Items from a dataset:

--*--

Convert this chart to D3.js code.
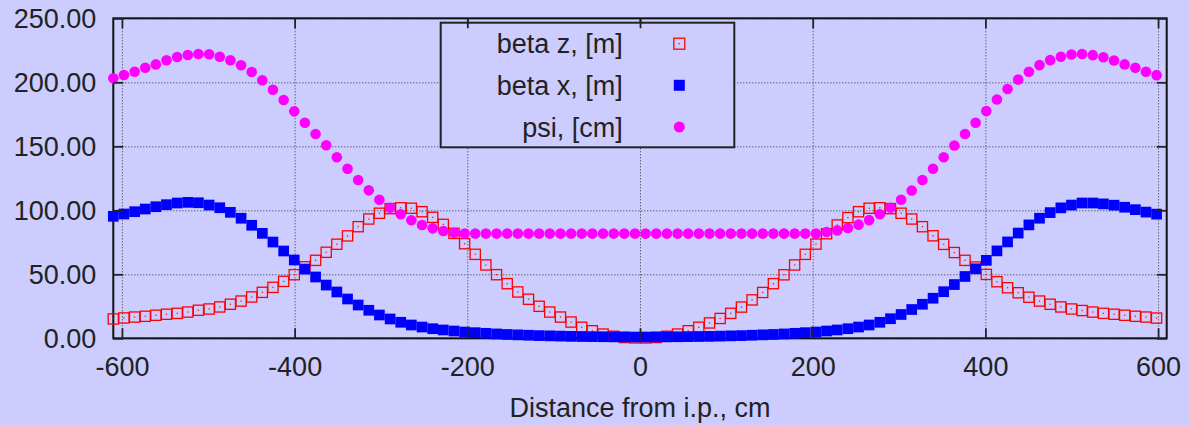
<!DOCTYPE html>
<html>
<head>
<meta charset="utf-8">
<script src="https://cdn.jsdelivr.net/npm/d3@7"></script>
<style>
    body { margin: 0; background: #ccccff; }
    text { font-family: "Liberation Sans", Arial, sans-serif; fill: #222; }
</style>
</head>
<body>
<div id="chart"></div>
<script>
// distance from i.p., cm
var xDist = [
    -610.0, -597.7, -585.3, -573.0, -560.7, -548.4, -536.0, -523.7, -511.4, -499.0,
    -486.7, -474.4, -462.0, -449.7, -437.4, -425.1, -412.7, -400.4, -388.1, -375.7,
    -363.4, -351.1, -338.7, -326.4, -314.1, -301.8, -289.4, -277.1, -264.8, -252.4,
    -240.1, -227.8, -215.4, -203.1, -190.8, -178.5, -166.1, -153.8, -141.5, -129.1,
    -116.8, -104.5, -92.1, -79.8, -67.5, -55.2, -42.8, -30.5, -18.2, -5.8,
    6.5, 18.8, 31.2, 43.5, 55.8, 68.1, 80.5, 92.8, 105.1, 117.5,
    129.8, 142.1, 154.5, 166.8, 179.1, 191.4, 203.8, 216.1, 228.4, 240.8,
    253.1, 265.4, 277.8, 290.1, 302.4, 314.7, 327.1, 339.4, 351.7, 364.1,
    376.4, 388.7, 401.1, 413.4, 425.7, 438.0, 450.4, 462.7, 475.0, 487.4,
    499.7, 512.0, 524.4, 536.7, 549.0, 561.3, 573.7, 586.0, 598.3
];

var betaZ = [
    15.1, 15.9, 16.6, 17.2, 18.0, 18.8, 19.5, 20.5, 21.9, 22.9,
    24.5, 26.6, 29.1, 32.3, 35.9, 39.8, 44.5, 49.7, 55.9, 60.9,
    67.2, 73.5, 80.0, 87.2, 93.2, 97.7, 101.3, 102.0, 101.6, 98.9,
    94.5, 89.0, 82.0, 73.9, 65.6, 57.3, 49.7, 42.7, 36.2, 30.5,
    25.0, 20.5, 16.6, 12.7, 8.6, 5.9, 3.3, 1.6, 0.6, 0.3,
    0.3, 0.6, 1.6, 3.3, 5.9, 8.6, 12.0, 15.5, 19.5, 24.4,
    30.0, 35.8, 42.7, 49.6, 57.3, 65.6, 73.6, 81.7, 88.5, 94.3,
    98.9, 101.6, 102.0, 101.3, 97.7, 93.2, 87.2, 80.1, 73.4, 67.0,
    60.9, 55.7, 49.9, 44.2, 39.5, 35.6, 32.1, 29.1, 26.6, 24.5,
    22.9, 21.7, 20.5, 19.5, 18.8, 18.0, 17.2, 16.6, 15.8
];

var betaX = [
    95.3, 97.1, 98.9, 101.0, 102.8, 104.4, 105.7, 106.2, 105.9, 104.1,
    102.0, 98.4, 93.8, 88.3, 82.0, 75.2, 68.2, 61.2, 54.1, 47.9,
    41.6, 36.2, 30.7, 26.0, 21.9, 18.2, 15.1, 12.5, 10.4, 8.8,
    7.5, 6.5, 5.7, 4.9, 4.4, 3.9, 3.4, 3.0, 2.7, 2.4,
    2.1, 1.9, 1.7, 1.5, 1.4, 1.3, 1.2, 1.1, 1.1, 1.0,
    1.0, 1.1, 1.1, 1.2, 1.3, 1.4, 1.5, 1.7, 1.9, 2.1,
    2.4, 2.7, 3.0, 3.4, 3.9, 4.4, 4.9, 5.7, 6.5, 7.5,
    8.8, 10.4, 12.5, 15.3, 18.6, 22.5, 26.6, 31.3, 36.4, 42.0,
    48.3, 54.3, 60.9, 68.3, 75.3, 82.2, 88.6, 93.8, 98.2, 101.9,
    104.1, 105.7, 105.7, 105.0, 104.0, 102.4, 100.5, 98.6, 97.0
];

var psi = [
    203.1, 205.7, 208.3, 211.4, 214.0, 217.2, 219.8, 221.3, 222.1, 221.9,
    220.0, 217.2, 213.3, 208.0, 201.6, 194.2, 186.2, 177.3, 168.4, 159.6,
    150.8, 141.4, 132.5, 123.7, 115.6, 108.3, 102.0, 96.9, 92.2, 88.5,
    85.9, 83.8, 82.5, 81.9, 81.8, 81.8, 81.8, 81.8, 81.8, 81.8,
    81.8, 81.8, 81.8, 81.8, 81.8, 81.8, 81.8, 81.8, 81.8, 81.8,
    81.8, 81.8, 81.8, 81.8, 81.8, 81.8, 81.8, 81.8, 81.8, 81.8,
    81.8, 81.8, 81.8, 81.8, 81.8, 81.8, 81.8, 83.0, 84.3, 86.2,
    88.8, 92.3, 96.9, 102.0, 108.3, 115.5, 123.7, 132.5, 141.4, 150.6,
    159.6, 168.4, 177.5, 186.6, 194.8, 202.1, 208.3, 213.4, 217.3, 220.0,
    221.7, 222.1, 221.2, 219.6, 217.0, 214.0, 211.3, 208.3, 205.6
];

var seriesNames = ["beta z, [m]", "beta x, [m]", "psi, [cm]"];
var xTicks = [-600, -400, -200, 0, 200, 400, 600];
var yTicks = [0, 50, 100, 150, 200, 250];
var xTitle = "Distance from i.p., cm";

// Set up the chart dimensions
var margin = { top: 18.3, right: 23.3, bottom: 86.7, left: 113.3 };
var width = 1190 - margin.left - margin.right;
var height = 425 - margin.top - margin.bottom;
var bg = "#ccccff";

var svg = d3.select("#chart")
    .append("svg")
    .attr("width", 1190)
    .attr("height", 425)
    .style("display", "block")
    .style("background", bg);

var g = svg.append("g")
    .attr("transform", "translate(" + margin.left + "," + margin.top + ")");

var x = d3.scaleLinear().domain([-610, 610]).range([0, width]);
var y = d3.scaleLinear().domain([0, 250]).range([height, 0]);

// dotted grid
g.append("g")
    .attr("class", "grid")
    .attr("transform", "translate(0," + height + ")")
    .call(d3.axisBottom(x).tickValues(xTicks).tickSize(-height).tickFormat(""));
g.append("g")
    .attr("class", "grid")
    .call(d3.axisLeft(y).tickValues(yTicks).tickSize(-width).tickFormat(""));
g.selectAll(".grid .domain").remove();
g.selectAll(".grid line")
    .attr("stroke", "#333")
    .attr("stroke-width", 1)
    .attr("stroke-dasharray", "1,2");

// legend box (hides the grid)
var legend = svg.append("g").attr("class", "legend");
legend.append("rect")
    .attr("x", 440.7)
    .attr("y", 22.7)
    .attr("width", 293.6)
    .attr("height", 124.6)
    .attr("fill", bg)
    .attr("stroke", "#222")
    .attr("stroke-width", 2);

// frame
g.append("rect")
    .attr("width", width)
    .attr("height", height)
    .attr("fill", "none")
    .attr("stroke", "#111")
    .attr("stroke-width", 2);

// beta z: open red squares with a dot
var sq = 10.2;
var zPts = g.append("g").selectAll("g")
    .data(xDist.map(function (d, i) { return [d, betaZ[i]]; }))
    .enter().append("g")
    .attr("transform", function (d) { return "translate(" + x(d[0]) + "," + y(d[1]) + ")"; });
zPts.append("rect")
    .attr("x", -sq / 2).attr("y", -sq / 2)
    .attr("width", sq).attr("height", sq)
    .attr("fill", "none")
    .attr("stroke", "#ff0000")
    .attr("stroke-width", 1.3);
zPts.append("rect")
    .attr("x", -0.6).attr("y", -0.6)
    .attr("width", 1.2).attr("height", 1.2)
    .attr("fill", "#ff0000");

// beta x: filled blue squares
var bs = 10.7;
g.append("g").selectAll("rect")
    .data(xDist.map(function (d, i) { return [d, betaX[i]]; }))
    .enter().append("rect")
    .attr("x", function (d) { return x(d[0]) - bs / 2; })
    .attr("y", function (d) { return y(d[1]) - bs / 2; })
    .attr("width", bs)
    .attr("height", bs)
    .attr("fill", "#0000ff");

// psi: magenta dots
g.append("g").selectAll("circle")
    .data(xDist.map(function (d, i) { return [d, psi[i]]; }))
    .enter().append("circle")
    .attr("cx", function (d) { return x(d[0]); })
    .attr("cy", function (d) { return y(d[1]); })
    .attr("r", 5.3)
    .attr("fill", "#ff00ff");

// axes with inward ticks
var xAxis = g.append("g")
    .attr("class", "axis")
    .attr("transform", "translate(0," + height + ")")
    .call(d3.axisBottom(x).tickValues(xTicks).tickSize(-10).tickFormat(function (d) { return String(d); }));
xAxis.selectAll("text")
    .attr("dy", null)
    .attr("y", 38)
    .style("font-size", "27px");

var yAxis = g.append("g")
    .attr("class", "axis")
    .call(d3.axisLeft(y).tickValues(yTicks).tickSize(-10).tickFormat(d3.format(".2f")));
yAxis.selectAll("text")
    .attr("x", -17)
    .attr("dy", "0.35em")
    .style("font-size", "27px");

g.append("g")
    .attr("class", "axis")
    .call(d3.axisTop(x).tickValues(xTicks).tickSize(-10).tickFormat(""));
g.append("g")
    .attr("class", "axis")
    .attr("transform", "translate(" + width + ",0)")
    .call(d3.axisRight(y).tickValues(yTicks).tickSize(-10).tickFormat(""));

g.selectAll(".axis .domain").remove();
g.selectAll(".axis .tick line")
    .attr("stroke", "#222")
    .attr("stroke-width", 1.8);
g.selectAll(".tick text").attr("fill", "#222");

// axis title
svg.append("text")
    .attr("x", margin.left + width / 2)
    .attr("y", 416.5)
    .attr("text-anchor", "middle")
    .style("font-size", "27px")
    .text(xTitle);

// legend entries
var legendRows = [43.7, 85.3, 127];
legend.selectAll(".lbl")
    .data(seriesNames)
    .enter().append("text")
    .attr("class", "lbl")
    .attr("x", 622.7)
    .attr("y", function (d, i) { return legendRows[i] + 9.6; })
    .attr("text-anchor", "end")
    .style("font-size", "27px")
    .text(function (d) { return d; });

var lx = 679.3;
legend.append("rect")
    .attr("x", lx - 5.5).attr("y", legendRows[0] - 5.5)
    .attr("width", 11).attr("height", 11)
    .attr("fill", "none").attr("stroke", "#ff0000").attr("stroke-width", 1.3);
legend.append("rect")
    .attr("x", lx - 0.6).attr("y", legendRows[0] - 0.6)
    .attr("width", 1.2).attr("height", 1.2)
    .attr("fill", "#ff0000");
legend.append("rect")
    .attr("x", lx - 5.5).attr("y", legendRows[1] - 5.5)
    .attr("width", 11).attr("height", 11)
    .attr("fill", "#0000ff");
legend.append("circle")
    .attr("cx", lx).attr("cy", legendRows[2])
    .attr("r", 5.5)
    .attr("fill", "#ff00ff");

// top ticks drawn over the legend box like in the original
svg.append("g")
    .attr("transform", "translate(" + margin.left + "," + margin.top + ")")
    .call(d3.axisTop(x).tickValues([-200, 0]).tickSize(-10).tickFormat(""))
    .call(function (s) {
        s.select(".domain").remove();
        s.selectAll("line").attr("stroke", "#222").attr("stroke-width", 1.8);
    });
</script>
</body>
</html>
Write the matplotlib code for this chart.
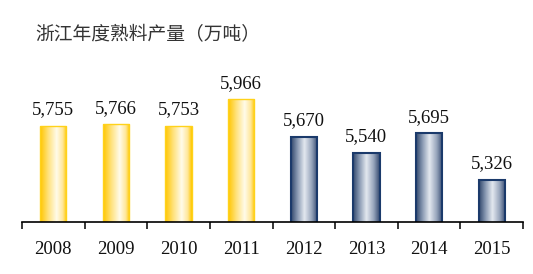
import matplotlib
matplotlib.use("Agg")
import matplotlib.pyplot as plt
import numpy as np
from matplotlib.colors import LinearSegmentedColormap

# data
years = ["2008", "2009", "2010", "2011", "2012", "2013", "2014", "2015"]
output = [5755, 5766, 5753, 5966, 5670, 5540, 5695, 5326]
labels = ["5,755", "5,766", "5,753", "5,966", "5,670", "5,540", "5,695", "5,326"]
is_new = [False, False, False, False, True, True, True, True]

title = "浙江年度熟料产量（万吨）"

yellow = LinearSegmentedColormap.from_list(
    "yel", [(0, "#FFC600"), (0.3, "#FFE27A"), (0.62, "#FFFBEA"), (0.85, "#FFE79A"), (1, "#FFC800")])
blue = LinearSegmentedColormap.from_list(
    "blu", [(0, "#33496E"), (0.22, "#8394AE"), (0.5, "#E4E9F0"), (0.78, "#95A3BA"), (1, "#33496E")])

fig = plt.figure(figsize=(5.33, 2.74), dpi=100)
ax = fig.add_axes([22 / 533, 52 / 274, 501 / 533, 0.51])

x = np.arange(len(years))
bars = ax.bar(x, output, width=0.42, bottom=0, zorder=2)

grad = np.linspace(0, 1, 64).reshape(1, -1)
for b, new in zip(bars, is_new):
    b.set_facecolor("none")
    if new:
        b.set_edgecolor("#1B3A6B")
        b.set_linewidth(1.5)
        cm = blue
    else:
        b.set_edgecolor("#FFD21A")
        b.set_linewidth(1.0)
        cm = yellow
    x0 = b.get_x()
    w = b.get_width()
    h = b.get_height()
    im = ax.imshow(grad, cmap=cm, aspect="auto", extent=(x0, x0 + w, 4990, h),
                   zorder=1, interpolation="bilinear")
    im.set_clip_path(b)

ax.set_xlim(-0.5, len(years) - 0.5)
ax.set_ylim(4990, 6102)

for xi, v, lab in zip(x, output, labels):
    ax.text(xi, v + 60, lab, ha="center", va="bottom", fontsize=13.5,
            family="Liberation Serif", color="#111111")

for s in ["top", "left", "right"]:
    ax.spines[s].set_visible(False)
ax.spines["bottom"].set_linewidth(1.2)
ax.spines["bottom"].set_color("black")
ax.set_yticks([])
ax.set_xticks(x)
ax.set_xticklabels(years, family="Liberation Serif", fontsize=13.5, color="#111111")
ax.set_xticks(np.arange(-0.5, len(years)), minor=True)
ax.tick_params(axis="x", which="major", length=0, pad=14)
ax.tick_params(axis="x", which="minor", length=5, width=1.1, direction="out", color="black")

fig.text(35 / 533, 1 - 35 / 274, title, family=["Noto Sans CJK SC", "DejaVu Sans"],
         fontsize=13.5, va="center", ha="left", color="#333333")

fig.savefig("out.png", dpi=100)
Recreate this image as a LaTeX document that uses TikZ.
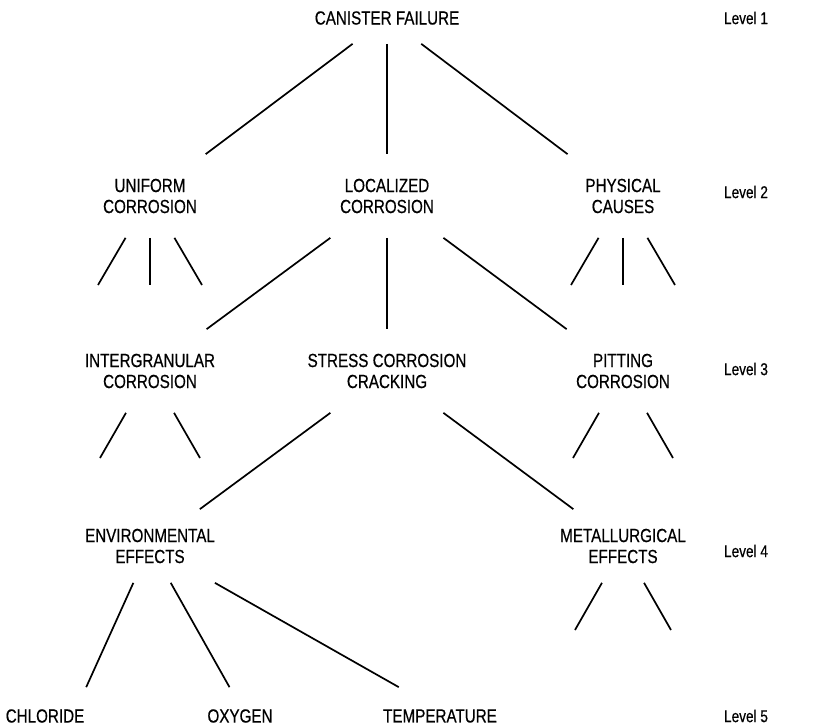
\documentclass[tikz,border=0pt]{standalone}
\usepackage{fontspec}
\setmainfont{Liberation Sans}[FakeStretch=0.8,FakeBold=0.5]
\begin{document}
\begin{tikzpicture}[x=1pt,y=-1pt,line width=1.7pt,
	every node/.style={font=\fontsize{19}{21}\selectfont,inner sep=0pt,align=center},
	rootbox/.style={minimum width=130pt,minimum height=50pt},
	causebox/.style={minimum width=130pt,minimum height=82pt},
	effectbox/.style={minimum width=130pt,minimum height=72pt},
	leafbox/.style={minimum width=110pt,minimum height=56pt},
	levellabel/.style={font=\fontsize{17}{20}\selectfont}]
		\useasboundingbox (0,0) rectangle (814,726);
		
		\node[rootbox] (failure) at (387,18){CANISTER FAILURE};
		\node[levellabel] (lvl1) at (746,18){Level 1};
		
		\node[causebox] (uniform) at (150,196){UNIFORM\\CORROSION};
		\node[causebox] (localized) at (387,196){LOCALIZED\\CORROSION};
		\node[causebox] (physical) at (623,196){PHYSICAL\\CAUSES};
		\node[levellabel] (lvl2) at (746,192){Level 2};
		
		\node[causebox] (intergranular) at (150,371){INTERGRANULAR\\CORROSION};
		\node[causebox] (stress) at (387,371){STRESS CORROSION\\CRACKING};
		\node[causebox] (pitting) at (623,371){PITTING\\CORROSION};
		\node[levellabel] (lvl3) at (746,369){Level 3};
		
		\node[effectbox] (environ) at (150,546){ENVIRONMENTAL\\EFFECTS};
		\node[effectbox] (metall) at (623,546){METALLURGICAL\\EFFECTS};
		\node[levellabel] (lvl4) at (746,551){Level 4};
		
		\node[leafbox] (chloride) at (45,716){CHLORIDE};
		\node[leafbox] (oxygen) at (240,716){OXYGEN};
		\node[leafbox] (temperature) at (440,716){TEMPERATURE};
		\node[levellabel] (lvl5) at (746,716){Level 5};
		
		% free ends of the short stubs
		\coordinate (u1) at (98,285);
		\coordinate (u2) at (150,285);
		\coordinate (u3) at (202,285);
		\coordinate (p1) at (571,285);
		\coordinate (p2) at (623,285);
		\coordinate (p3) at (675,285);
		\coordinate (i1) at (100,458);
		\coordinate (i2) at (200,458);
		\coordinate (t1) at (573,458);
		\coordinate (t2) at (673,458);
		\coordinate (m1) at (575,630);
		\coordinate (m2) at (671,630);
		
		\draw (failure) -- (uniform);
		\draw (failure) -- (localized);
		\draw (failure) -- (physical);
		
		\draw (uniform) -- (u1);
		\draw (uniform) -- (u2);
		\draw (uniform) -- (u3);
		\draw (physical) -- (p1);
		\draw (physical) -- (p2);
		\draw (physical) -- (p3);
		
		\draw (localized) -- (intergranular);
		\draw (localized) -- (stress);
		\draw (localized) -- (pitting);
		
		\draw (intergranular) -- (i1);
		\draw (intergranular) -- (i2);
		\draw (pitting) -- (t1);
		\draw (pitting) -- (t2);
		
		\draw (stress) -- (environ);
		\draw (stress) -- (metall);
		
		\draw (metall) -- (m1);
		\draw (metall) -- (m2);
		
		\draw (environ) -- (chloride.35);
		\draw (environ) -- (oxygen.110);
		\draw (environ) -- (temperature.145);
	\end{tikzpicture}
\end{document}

--*--

## TASK BRIEF:
Do not copy any pictures. Retype exactly the stretch from the line with "Write the matplotlib code for this chart." through the line with "ax = fig.add_axes([22".

## REPLY TO THE TASK:
Write the matplotlib code for this chart.
import matplotlib
matplotlib.use("Agg")
import matplotlib.pyplot as plt
import numpy as np
from matplotlib.colors import LinearSegmentedColormap

# data
years = ["2008", "2009", "2010", "2011", "2012", "2013", "2014", "2015"]
output = [5755, 5766, 5753, 5966, 5670, 5540, 5695, 5326]
labels = ["5,755", "5,766", "5,753", "5,966", "5,670", "5,540", "5,695", "5,326"]
is_new = [False, False, False, False, True, True, True, True]

title = "浙江年度熟料产量（万吨）"

yellow = LinearSegmentedColormap.from_list(
    "yel", [(0, "#FFC600"), (0.3, "#FFE27A"), (0.62, "#FFFBEA"), (0.85, "#FFE79A"), (1, "#FFC800")])
blue = LinearSegmentedColormap.from_list(
    "blu", [(0, "#33496E"), (0.22, "#8394AE"), (0.5, "#E4E9F0"), (0.78, "#95A3BA"), (1, "#33496E")])

fig = plt.figure(figsize=(5.33, 2.74), dpi=100)
ax = fig.add_axes([22 / 533, 52 / 274, 501 / 533, 0.51])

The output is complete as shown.